План был дерзкий. Но даже отвага мисс Уивер имела свои пределы, потому что The Egoist мог профинансировать, прорекламировать и распространить книгу, но кто-то должен был ее еще и напечатать. Уивер обращалась в одну типографию за другой и всюду получала отказы, порой весьма резкие. «Нам в страшном сне не приснится выпустить подобную вещь, – отписались ей из Billing & Sons. – Мы твердо уверены, что, выпуская на рынок такую книгу, вы подвергаете себя огромному риску»[369]. После этого они предложили переработать текст, выбросив все неприемлемые фрагменты. На протяжении следующих нескольких месяцев от публикации «Портрета» напрочь отказались 13 типографий[370]. Каждый раз, когда мисс Уивер предлагали согласиться на сокращенный вариант, она отвечала отказом.
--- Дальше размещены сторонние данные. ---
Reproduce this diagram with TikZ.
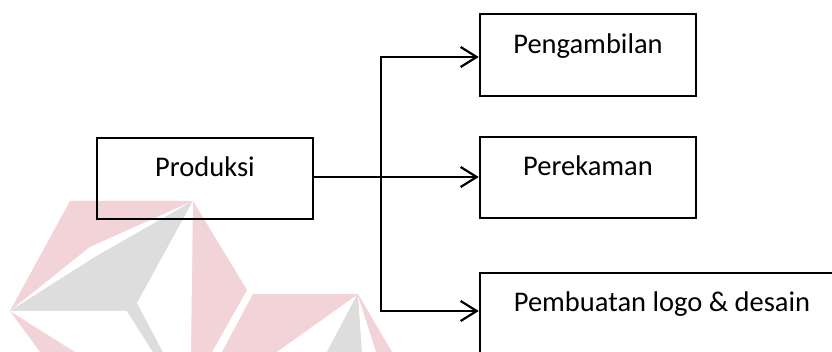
\documentclass[tikz,border=0pt]{standalone}
\usepackage{fontspec}
\setmainfont{Carlito}
\usetikzlibrary{arrows.meta}
\definecolor{wmpink}{RGB}{242,212,216}
\definecolor{wmgray}{RGB}{221,221,221}
\tikzset{
  box/.style={draw=black, line width=2.6pt, rectangle, inner sep=0pt,
    font=\fontsize{28.5}{34}\selectfont, text height=18pt, text depth=21pt},
  conn/.style={draw=black, line width=2.2pt},
  arr/.style={conn, -{Straight Barb[length=16pt,width=20pt,line width=2.2pt]}},
}
\begin{document}
\begin{tikzpicture}[x=1pt,y=-1pt]
\useasboundingbox (0,0) rectangle (832,352);
\clip (0,0) rectangle (832,352);
\fill[white] (0,0) rectangle (832,352);
% watermark
\fill[wmpink] (70,201) -- (193,201) -- (247,290) -- (212,352) -- (40,352) -- (10,311) -- cycle;
\fill[white] (10,311) -- (90,247) -- (193,201) -- (95,257) -- cycle;
\fill[wmgray] (10,311) -- (95,257) -- (193,201) -- (136,303) -- (127,311) -- cycle;
\fill[white] (10,311) -- (127,311) -- (153,352) -- (75,352) -- cycle;
\fill[wmgray] (127,311) -- (137,303) -- (163,352) -- (153,352) -- cycle;
\fill[white] (193,201) -- (137,303) -- (163,352) -- (191,352) -- cycle;
\fill[wmpink] (253,294) -- (358,294) -- (392,352) -- (222,352) -- cycle;
\fill[white] (357,295) -- (277,352) -- (327,352) -- cycle;
\fill[wmgray] (357,295) -- (327,352) -- (362,352) -- cycle;
\fill[white] (358,296) -- (362,352) -- (376,352) -- cycle;
% boxes
\node[box, minimum width=216pt, minimum height=81pt] (prod) at (205,178.5) {Produksi};
\node[box, minimum width=216pt, minimum height=82pt] (peng) at (588,55) {Pengambilan};
\node[box, minimum width=216pt, minimum height=81pt] (perek) at (588,177.5) {Perekaman};
\node[box, minimum width=364pt, minimum height=81pt] (pemb) at (662,313.5) {Pembuatan logo \& desain};
% connectors
\coordinate (j) at (381,180);
\draw[arr] ([yshift=1.5pt]prod.east) -- ([yshift=1.5pt]prod.east -| perek.west);
\draw[arr] (j) |- ([yshift=-2pt]peng.west);
\draw[arr] (j) |- ([yshift=2.5pt]pemb.west);
\end{tikzpicture}
\end{document}
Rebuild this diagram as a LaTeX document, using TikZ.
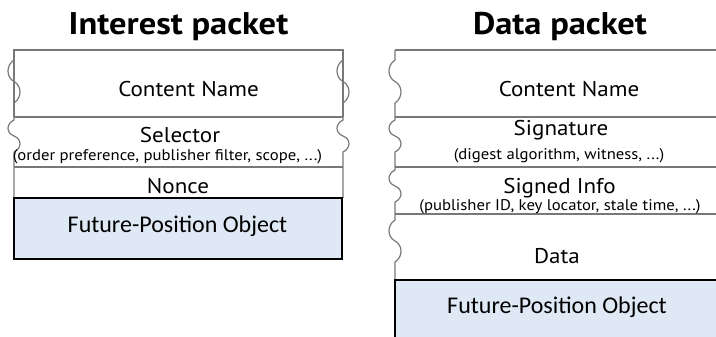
\documentclass[tikz,border=0pt]{standalone}
\usepackage{fontspec}
\setmainfont{PT Sans}
\newfontfamily\widesans[FakeStretch=1.08]{PT Sans}
\newfontfamily\widetitle[FakeStretch=1.1]{PT Sans Bold}
\newfontfamily\calfont{Carlito}

\definecolor{rulegray}{RGB}{120,120,120}
\definecolor{fpofill}{RGB}{222,233,245}

\tikzset{
  field/.style={draw=rulegray, line width=0.9pt},
  fpobox/.style={draw=black, fill=fpofill, line width=0.9pt},
  title/.style={anchor=base, inner sep=0pt, font=\widetitle\fontsize{23.5}{25}\selectfont},
  label/.style={anchor=base, inner sep=0pt, font=\widesans\fontsize{16}{18}\selectfont},
  sublabel/.style={anchor=base, inner sep=0pt, font=\widesans\fontsize{11.6}{13}\selectfont},
  fpolabel/.style={anchor=base, inner sep=0pt, font=\calfont\fontsize{18}{20}\selectfont},
}

% S-shaped break in a vertical edge at x=#1, from y=#2 down to y=#3
\newcommand{\wavyedge}[3]{%
  (#1,#2) .. controls ({#1-8},{#2+0.12*(#3-#2)}) and ({#1-8},{#2+0.40*(#3-#2)}) .. ({#1},{#2+0.5*(#3-#2)})
          .. controls ({#1+8},{#2+0.60*(#3-#2)}) and ({#1+8},{#2+0.88*(#3-#2)}) .. (#1,#3)}

\begin{document}
\begin{tikzpicture}[x=0.75pt, y=-0.75pt]
\useasboundingbox (0,0) rectangle (716,336);
\clip (0,0) rectangle (716,336);

% ---------- Interest packet ----------
\node[title] (ititle) at (178.5,34) {Interest packet};

\draw[field] (14,117) -- (14,50) -- (343,50) -- (343,117);
\draw[field] (14,117) -- (343,117);
\draw[field] (14,167) -- (343,167);
\draw[field] (14,198) -- (343,198);
% left edge with breaks
\draw[field] (14,50) -- (14,60) -- \wavyedge{14}{60}{103} -- (14,120) -- \wavyedge{14}{120}{152} -- (14,198);
% right edge with breaks
\draw[field] (343,50) -- (343,60) -- \wavyedge{343}{60}{103} -- (343,120) -- \wavyedge{343}{120}{152} -- (343,198);

\draw[fpobox] (14,198) rectangle (342,259);

\node[label] (icname) at (188.5,96) {Content Name};
\node[label] (isel) at (180,142) {Selector};
\node[sublabel] (iseldet) at (167.5,160) {(order preference, publisher filter, scope, ...)};
\node[label] (inonce) at (178,193) {Nonce};
\node[fpolabel] (ifpo) at (177.5,232) {Future-Position Object};

% ---------- Data packet ----------
\node[title] (dtitle) at (560,34) {Data packet};

\draw[field] (395,50) -- (730,50);
\draw[field] (395,117) -- (730,117);
\draw[field] (395,167) -- (730,167);
\draw[field] (395,214) -- (730,214);
\draw[field] (395,50) -- (395,60) -- \wavyedge{395}{60}{103} -- (395,120) -- \wavyedge{395}{120}{152}
  -- (395,170) -- \wavyedge{395}{170}{202} -- (395,220) -- \wavyedge{395}{220}{262} -- (395,280);

\draw[fpobox] (395,280) rectangle (740,350);

\node[label] (dcname) at (569,96) {Content Name};
\node[label] (dsig) at (561,135) {Signature};
\node[sublabel] (dsigdet) at (559,159) {(digest algorithm, witness, ...)};
\node[label] (dsinfo) at (559.5,193) {Signed Info};
\node[sublabel] (dsinfodet) at (560,210) {(publisher ID, key locator, stale time, ...)};
\node[label] (ddata) at (557,263) {Data};
\node[fpolabel] (dfpo) at (557,313) {Future-Position Object};
\end{tikzpicture}
\end{document}
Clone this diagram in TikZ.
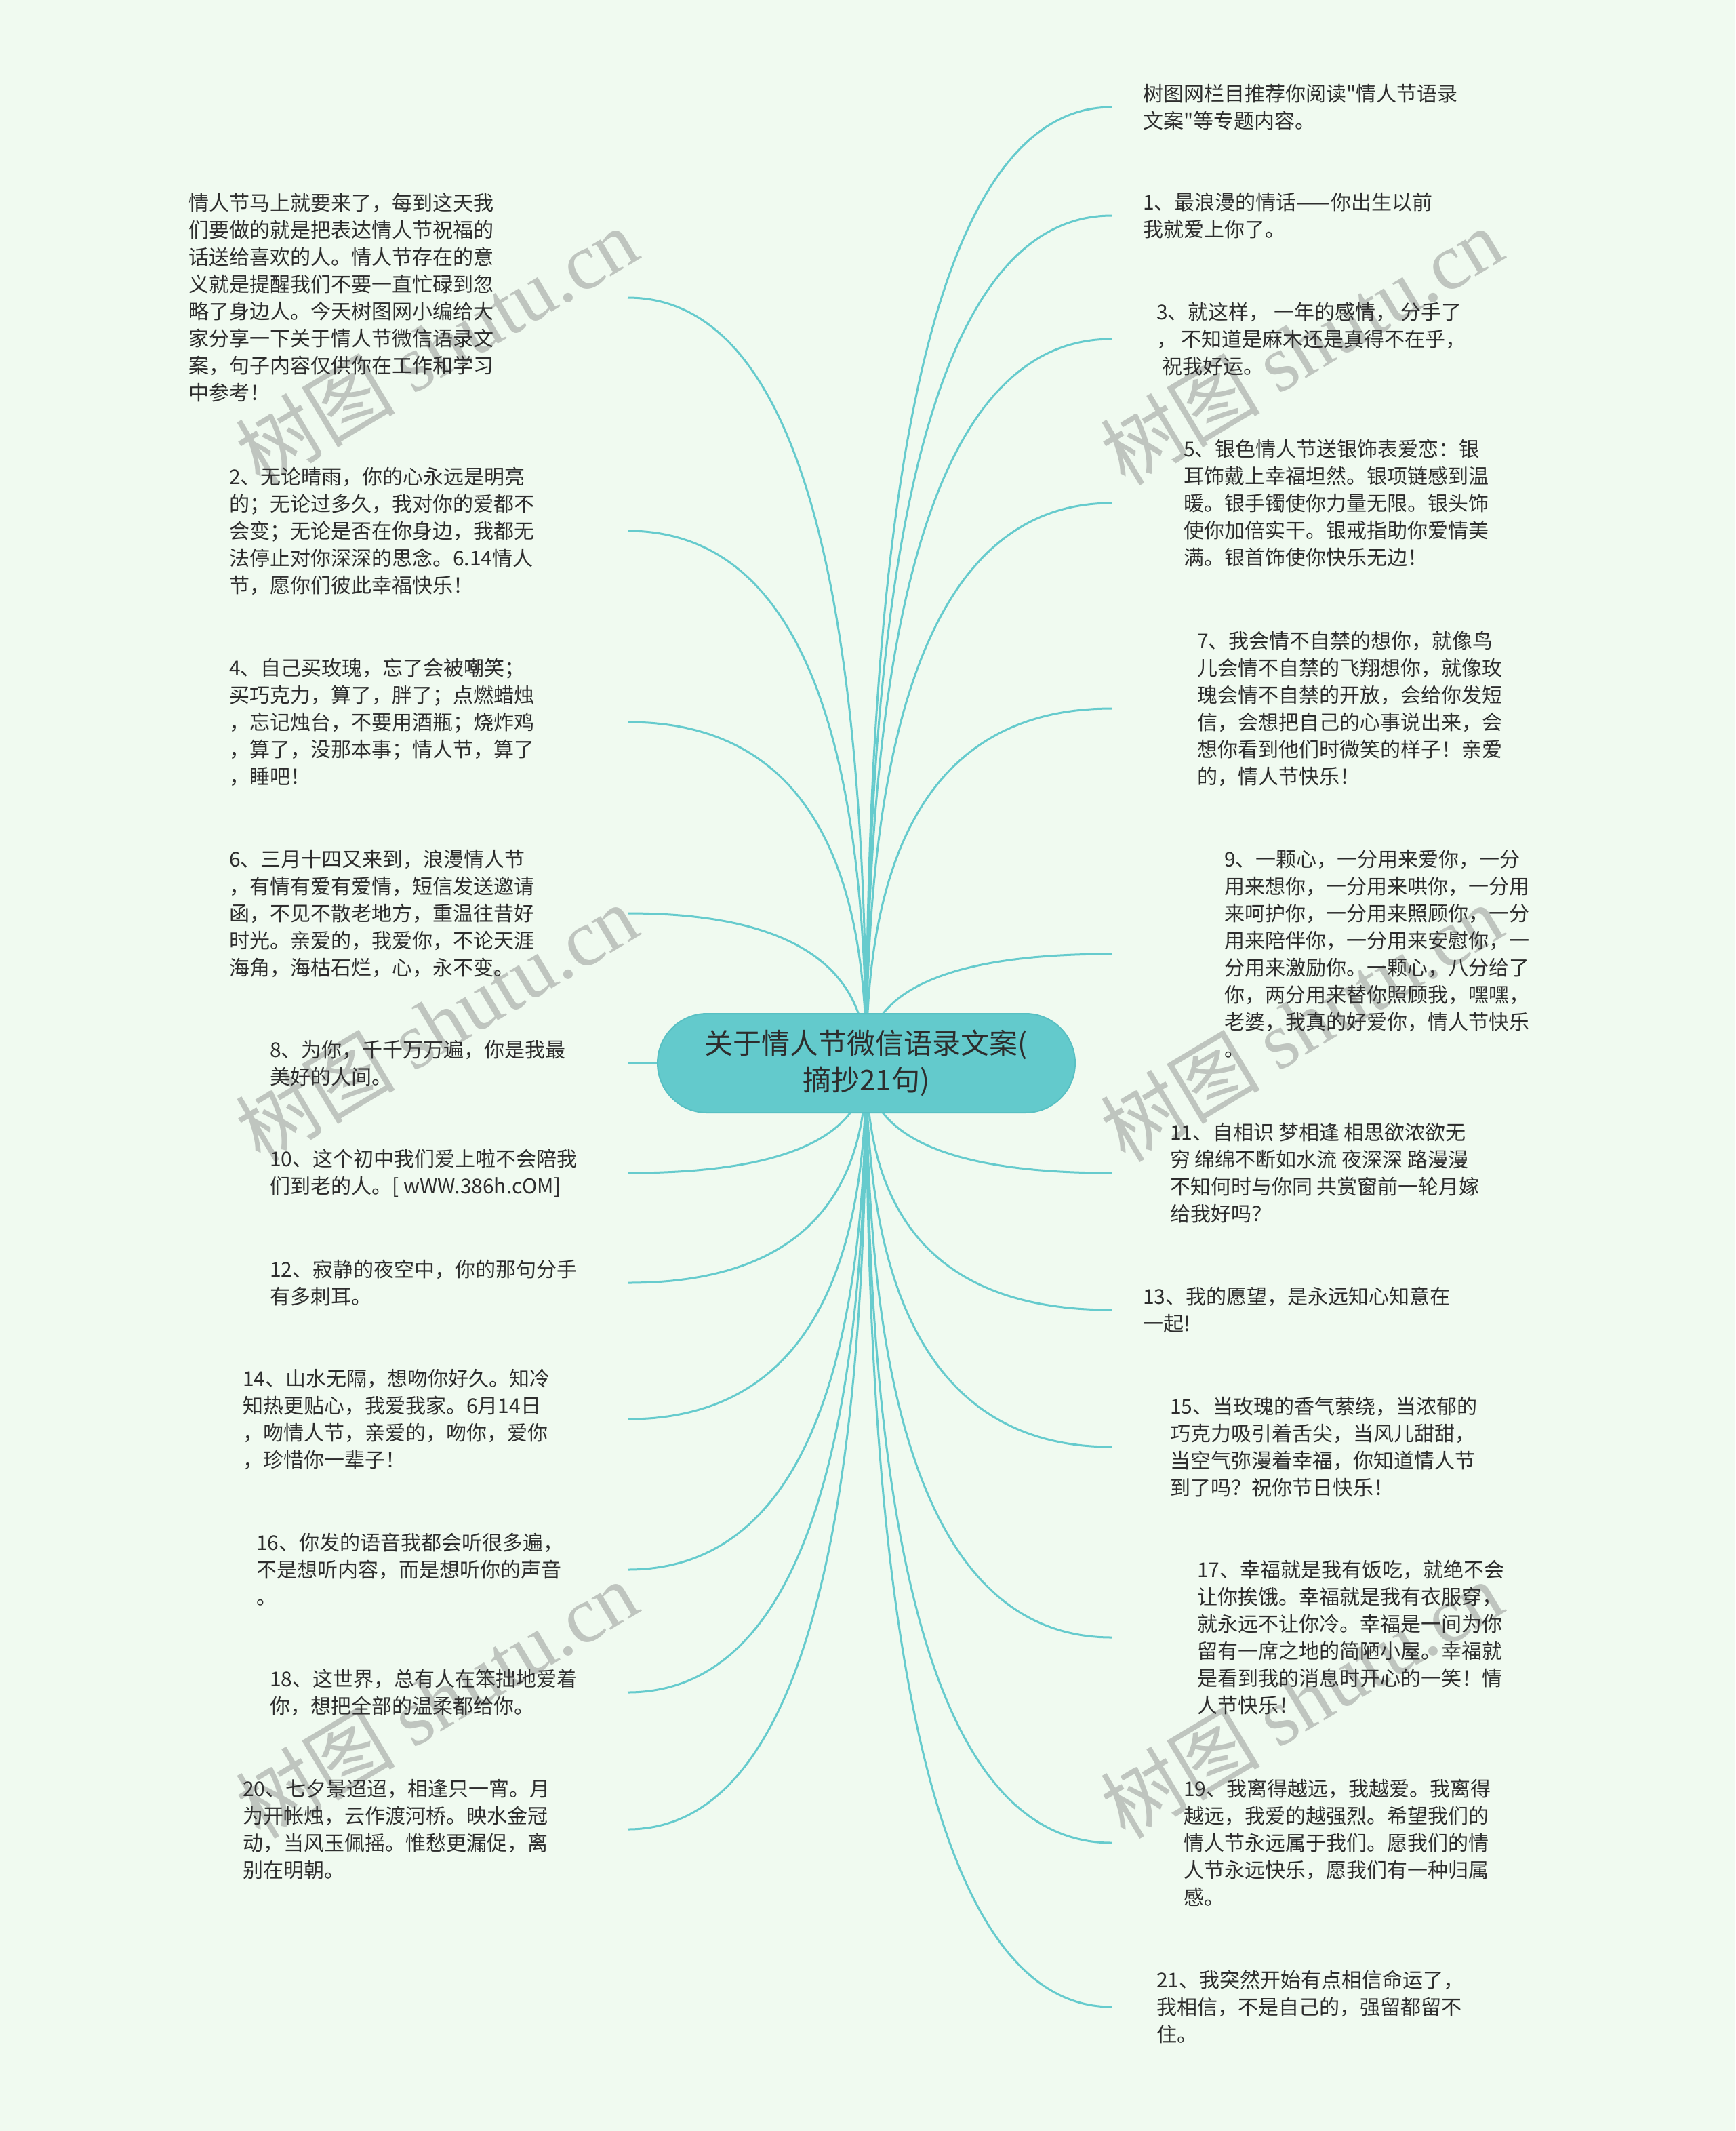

Паунд, отличавшийся редкостной изобретательностью, придумал выход: там, где типограф настаивает на изъятии слов или абзацев, можно оставить пустое пространство. А потом они отпечатают все, что пропущено, на качественной бумаге и вклеят удаленное в каждый экземпляр – «и к черту цензоров»[371]. Джойс счел эту мысль гениальной. Печатники, к сожалению, решили, что заказчики чокнулись.
Поняв, что Англия отказывается печатать «Портрет», Паунд почувствовал, что, хотя он многие годы намеренно вращался в самых разных литературных кругах, он так и остался чужаком. Ему удалось в той или иной степени вклиниться в целый ряд модернистских журналов – The Egoist, The New Age, Poetry, Poetry and Drama, North American Review и прочие, и тут выяснилось, что он все равно полностью зависит от редакторов, издателей и типографов «с викторианским мышлением». Когда в 1916 году Джойс умолял Паунда разместить несколько его стихотворений в любом журнале, который согласится заплатить, Паунд ответил, что уже исчерпал все свои связи в Англии[372]. «Нет издателя, которого бы я не зажарил в масле, причем с радостью, и нет такого, который с той же радостью не зажарил бы меня»[373]. Эзра Паунд хотел основать собственный журнал, в котором соберутся все вортицисты и где их произведения будут печатать без страха перед цензурой.
И вот возможности – пока еще трудноразличимые – начали открываться и перед Паундом, и перед его молодыми соратниками, причем особенно внезапно они открылись перед Джойсом. Всего за два года из никому не известного преподавателя в школе Берлица он превратился в писателя, окруженного ревностными поклонниками, немногочисленной, но преданной журнальной аудиторией, а еще – и это редчайшее достояние – с ним рядом был бесстрашный и чуткий издатель. После многолетних трудов в изгнании перед Джойсом замаячило будущее в литературе. Не такое уж завидное – Паунд, Уивер и Дора Марсден оставались маргинальными фигурами в мире, раздираемом войной, – но их поддержки оказалось достаточно, чтобы Джойс погрузился в писательство куда глубже, чем раньше.